Helping Your Child Develop Their Social Skills

We all want our children to have lots of friends and social opportunities, but some children struggle more than others with making conversation and maintaining relationships. This can impact on their wellbeing and academic progression, so it’s important as parents that we help our children develop good social skills. Read on for some advice from a reception in Lincoln on how you can support your child socially.

Lead by example

Children learn a lot from watching how their parents interact with others; seeing you chatting to different people and responding to them appropriately will show your child how to behave in social situations. If you always keep your head down and don’t often talk to people, your child may follow suit and see that as normal. Try encouraging your child to join in when you’re chatting to someone in the supermarket, for example, or while waiting for a doctor’s appointment. They’ll learn how to strike up conversations with others and keep discussions going.
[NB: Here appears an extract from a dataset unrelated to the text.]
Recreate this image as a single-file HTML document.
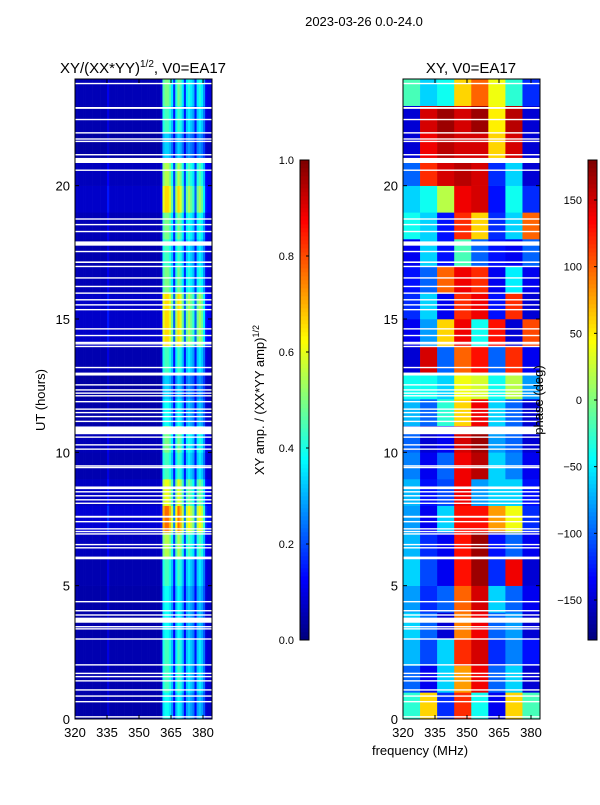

Sign them up for extra-curricular activities

Your child may have a particular group of friends they spend time with at school during break times and prefer to stick with them, but encouraging them to speak to new people regularly will benefit them later down the line. Getting involved in extra-curricular activities will introduce your child to new potential friends and different ideas and opinions, and help them learn to adapt their communication style depending on who they’re talking to, which is an important social skill.

Help them practise

If your child struggles to know what to say to people or how to start conversations, you can help them by role playing different scenarios together and practising responses. Having some go-to phrases they can use will boost their confidence and encourage them to talk to new people and respond appropriately when spoken to. You can take this further by finding a mentor or buddy they can practise with.

Arrange playdates

If you’ve noticed that your child likes someone in particular at school, maybe because they talk about them a lot, help them explore the friendship by inviting the child to your house for a playdate. Some children (and adults) cope better with one-on-one socialising, and this will still teach your child valuable communication skills. They’ll learn to compromise (if they both want to play with the same toy, for example) and discuss a shared interest, as well as how to consider someone else’s needs and feelings - all of which are important social skills for children to learn.